→ **WHAT YOU SHOULD DO**:
Pull every line with the word "that" out of the entries below.

→ **ENTRIES SHOWN**:

** begin **

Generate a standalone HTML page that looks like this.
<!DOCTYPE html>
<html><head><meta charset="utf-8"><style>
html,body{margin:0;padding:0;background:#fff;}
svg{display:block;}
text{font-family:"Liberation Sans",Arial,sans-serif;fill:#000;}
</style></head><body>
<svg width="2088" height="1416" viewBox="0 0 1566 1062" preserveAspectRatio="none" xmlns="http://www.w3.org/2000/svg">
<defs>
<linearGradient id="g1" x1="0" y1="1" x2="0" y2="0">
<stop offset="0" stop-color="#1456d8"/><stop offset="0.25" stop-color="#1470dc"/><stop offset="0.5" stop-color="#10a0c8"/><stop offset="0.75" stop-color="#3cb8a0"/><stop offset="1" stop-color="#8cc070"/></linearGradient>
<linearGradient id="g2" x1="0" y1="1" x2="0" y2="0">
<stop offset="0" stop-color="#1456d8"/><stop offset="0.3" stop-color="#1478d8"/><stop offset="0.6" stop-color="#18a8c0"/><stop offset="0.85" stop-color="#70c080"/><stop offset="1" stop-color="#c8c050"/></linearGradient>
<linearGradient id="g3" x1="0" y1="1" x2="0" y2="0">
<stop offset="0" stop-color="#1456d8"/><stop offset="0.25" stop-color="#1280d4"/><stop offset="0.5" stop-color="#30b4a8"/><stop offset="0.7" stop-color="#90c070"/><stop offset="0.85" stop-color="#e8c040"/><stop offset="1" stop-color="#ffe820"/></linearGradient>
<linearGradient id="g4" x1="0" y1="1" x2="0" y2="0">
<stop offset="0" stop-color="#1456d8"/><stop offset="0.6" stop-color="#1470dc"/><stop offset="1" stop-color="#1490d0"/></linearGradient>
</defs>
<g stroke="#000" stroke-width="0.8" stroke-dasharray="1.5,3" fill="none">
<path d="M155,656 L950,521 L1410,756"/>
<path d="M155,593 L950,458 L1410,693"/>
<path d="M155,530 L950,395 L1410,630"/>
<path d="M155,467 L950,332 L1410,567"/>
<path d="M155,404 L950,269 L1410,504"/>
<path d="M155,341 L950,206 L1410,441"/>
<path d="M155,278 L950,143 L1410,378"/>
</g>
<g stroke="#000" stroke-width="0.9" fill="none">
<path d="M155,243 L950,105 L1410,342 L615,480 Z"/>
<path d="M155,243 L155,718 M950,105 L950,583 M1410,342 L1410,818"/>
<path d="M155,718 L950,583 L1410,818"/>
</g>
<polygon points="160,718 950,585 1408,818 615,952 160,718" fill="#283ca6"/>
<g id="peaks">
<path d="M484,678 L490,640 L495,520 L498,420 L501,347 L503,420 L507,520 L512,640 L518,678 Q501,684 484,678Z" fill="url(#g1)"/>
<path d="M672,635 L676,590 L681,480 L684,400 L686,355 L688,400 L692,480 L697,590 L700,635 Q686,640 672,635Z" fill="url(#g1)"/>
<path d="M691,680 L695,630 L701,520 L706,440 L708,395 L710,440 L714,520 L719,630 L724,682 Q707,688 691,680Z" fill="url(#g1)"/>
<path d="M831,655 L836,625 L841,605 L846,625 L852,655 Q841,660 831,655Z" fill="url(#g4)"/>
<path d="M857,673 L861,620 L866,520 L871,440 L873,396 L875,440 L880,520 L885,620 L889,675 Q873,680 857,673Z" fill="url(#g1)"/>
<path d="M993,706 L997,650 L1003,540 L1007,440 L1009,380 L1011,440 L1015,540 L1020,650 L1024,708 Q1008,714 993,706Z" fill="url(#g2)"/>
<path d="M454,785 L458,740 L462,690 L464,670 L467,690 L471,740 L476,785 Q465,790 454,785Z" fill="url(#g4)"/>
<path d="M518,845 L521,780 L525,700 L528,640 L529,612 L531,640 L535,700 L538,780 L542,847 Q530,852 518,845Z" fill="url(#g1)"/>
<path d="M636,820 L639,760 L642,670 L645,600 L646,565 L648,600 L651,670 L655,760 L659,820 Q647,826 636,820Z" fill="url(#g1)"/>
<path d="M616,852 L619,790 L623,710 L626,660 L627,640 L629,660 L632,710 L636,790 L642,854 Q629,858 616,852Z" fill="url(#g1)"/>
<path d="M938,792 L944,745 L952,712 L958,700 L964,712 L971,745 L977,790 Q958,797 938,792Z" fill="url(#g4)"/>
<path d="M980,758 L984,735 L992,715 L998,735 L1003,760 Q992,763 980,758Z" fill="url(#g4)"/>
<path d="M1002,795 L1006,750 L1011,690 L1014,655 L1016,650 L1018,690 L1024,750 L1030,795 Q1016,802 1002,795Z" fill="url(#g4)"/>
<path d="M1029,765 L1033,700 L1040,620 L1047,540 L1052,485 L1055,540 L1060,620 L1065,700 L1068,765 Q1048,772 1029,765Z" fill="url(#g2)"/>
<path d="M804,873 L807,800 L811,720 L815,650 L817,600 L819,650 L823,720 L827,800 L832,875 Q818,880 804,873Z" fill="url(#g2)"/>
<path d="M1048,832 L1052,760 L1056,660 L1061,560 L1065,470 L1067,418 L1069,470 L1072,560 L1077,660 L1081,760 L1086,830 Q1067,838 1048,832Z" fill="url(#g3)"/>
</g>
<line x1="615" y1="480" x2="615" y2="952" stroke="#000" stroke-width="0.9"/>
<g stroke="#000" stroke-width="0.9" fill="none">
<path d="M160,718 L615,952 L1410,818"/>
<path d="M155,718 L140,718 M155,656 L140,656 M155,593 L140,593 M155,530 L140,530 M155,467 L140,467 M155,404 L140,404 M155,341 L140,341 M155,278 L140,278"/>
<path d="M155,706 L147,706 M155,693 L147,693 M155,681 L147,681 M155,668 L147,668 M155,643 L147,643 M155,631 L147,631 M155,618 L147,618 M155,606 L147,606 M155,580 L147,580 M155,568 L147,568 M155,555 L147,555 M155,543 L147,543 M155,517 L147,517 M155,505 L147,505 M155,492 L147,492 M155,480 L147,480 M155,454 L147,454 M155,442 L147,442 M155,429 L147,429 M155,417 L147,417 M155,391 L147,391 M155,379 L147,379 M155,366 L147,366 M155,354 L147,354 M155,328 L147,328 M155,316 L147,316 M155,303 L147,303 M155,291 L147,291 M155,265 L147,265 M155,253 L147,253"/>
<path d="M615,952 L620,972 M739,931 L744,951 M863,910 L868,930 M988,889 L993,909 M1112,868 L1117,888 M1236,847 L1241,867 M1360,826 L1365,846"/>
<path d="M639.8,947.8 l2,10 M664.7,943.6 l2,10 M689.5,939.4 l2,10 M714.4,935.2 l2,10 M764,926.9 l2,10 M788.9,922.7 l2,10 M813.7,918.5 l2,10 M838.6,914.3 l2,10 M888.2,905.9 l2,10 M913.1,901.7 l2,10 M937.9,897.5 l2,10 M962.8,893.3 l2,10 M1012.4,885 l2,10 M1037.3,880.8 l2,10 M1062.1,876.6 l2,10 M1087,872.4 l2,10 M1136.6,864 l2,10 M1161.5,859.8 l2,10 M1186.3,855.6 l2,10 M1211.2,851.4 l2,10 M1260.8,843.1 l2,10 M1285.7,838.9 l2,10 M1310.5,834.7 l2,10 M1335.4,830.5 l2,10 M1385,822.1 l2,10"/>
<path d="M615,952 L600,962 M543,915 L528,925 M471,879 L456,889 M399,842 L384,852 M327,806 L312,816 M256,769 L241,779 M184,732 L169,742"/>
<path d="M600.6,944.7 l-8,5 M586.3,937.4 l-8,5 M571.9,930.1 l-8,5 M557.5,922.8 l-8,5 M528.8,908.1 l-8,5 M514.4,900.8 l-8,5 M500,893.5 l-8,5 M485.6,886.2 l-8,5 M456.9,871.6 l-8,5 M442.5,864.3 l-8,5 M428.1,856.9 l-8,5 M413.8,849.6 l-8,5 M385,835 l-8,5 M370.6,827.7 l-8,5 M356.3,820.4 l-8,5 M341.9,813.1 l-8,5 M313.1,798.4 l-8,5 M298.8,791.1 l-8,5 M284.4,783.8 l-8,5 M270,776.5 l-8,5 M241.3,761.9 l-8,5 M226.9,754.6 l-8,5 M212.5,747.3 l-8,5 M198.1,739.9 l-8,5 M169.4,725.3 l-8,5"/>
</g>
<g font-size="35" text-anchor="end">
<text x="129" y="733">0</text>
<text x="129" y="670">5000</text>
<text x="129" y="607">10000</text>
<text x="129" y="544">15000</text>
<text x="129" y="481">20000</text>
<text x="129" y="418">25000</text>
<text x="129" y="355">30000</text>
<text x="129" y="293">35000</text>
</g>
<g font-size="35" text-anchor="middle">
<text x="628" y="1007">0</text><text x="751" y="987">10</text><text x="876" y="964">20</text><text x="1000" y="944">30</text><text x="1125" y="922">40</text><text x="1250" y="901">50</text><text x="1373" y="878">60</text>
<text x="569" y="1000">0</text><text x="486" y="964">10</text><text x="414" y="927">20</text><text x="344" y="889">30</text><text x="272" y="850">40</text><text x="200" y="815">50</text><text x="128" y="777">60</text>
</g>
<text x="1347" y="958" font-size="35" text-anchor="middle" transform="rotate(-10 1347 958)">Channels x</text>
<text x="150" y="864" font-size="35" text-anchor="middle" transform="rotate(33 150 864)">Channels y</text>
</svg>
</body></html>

** end **
** begin **

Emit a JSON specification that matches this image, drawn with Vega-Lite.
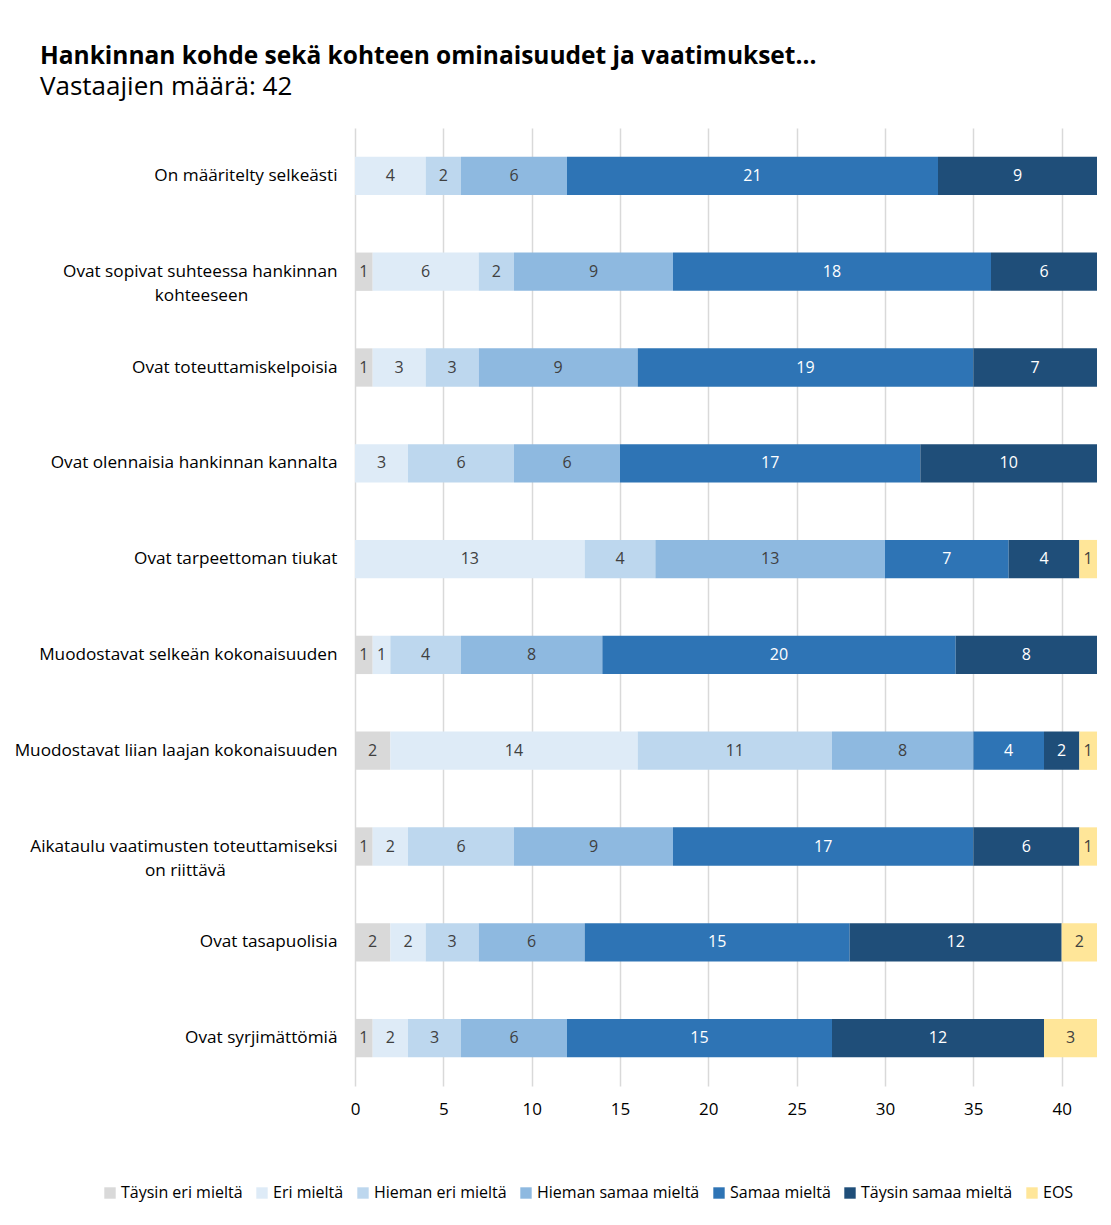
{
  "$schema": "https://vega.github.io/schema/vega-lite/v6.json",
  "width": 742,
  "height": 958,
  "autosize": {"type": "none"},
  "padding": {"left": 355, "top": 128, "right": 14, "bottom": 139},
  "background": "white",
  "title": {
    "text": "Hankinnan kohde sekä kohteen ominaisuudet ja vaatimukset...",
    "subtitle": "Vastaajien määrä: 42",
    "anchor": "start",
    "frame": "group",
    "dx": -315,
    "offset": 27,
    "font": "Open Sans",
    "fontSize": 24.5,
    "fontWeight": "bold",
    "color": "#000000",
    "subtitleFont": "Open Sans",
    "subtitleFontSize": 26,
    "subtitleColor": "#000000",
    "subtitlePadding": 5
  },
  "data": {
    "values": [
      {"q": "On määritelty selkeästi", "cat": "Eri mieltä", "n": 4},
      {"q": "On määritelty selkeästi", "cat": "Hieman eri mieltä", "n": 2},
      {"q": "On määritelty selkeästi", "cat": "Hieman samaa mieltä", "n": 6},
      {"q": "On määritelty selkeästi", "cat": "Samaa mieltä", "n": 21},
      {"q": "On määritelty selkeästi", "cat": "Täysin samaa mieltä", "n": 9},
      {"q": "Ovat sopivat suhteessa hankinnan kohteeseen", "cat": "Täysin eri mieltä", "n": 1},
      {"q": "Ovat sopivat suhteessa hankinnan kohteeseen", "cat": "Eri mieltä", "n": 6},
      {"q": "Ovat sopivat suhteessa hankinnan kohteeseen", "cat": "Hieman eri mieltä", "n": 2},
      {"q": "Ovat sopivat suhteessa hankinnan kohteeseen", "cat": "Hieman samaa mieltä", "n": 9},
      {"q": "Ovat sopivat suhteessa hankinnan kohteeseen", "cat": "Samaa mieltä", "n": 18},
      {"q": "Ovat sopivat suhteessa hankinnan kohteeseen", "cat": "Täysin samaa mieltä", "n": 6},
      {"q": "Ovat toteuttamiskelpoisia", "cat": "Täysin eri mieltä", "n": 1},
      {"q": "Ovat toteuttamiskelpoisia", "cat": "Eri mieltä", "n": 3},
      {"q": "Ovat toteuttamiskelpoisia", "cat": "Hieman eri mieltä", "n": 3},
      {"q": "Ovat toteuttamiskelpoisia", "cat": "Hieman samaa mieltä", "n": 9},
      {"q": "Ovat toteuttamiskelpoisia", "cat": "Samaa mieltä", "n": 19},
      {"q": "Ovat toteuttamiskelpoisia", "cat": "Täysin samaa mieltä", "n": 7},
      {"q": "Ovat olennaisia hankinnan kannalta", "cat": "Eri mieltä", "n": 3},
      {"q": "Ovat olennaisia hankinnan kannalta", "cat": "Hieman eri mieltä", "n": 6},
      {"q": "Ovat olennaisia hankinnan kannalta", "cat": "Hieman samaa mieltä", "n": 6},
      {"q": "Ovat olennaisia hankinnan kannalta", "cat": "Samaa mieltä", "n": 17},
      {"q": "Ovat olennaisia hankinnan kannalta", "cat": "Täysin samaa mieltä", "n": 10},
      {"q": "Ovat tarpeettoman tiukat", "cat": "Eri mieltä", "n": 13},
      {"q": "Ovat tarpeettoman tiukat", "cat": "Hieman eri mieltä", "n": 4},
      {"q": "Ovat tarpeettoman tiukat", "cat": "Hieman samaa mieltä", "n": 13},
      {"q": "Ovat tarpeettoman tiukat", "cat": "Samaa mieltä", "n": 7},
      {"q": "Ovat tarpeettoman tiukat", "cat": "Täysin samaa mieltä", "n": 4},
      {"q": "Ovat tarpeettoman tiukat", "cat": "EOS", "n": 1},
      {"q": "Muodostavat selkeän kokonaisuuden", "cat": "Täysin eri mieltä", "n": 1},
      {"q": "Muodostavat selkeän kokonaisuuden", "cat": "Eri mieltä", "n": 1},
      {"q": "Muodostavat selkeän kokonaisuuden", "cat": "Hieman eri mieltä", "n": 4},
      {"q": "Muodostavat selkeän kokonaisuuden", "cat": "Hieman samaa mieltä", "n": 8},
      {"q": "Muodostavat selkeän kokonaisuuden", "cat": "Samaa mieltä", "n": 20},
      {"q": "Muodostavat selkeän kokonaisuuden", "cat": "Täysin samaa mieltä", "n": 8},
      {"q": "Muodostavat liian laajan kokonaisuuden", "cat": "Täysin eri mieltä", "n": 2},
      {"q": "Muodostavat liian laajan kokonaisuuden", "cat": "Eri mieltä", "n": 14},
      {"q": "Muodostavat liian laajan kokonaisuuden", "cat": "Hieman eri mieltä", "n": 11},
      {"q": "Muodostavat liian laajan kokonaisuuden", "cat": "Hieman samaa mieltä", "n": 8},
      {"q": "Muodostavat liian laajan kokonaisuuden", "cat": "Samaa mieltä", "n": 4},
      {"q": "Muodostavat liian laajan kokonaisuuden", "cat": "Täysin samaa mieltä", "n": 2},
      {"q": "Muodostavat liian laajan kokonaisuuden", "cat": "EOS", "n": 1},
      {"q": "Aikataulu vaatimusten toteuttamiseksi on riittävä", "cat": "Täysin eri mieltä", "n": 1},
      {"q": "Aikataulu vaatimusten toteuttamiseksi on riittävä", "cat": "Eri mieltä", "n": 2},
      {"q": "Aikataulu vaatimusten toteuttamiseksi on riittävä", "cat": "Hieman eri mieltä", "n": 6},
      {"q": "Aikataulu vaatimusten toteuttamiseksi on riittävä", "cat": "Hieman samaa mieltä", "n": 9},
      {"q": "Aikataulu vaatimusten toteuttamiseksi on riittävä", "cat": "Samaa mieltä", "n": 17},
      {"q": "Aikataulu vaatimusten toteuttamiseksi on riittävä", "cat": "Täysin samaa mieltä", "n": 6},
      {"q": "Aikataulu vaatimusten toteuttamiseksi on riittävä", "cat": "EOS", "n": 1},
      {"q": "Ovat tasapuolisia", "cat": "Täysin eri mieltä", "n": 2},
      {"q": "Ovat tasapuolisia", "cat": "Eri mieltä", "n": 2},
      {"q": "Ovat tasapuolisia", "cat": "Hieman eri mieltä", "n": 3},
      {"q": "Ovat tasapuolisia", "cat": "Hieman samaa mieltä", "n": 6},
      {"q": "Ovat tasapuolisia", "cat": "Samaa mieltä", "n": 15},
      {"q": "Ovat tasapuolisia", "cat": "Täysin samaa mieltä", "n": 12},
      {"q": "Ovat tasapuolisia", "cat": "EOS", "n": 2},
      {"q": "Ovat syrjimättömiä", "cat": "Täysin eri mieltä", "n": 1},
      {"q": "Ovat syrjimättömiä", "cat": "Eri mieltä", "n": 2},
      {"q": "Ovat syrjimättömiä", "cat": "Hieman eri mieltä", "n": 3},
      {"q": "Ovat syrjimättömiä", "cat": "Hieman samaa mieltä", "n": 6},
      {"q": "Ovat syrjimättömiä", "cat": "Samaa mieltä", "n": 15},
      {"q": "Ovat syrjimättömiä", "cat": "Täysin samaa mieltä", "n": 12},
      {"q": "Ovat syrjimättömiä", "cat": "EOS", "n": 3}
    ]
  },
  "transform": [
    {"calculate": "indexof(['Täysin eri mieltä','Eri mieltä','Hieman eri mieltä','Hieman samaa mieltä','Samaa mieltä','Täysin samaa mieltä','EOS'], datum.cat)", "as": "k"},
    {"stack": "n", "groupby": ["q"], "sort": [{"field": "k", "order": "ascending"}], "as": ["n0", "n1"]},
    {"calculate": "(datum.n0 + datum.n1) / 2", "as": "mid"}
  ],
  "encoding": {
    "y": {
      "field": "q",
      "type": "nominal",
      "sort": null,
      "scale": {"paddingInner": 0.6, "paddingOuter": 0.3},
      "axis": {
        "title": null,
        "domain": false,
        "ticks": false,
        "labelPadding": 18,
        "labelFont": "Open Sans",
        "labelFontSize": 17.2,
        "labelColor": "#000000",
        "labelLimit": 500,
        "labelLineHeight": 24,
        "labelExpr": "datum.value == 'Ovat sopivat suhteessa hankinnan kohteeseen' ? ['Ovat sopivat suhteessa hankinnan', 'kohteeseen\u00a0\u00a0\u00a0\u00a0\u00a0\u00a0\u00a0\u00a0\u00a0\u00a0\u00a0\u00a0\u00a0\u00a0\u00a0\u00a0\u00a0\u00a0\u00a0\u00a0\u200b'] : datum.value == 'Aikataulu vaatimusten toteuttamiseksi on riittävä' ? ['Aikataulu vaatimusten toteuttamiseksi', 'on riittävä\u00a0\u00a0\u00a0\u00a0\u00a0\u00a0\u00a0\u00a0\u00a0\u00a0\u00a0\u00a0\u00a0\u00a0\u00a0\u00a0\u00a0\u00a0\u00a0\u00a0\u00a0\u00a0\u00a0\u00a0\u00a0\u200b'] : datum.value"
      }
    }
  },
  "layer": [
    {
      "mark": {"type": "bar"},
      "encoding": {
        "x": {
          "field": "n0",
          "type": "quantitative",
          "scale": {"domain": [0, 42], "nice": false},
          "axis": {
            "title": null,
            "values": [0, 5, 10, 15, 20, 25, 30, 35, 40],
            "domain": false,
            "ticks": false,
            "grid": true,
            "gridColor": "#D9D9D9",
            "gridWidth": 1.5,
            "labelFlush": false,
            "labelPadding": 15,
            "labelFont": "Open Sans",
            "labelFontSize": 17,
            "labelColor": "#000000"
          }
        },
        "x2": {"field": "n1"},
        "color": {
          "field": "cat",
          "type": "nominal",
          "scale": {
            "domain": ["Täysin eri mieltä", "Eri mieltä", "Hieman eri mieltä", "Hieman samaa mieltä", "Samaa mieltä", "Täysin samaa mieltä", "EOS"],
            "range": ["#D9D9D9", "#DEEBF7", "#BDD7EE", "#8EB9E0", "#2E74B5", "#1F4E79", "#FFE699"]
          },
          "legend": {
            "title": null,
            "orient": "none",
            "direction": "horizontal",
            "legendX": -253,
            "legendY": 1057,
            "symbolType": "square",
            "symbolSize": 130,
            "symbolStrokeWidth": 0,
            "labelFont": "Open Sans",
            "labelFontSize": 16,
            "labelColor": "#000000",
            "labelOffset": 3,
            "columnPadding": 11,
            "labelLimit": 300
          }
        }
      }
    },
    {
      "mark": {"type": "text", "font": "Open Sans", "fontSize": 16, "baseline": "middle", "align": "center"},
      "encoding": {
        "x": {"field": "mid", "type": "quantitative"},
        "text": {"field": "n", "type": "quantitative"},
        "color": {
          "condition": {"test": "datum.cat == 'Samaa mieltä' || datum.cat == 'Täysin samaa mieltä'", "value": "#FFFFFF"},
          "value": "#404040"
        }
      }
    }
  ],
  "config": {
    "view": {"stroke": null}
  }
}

** end **

→ **CORRECT RESPONSE**:
Generate a standalone HTML page that looks like this.
Emit a JSON specification that matches this image, drawn with Vega-Lite.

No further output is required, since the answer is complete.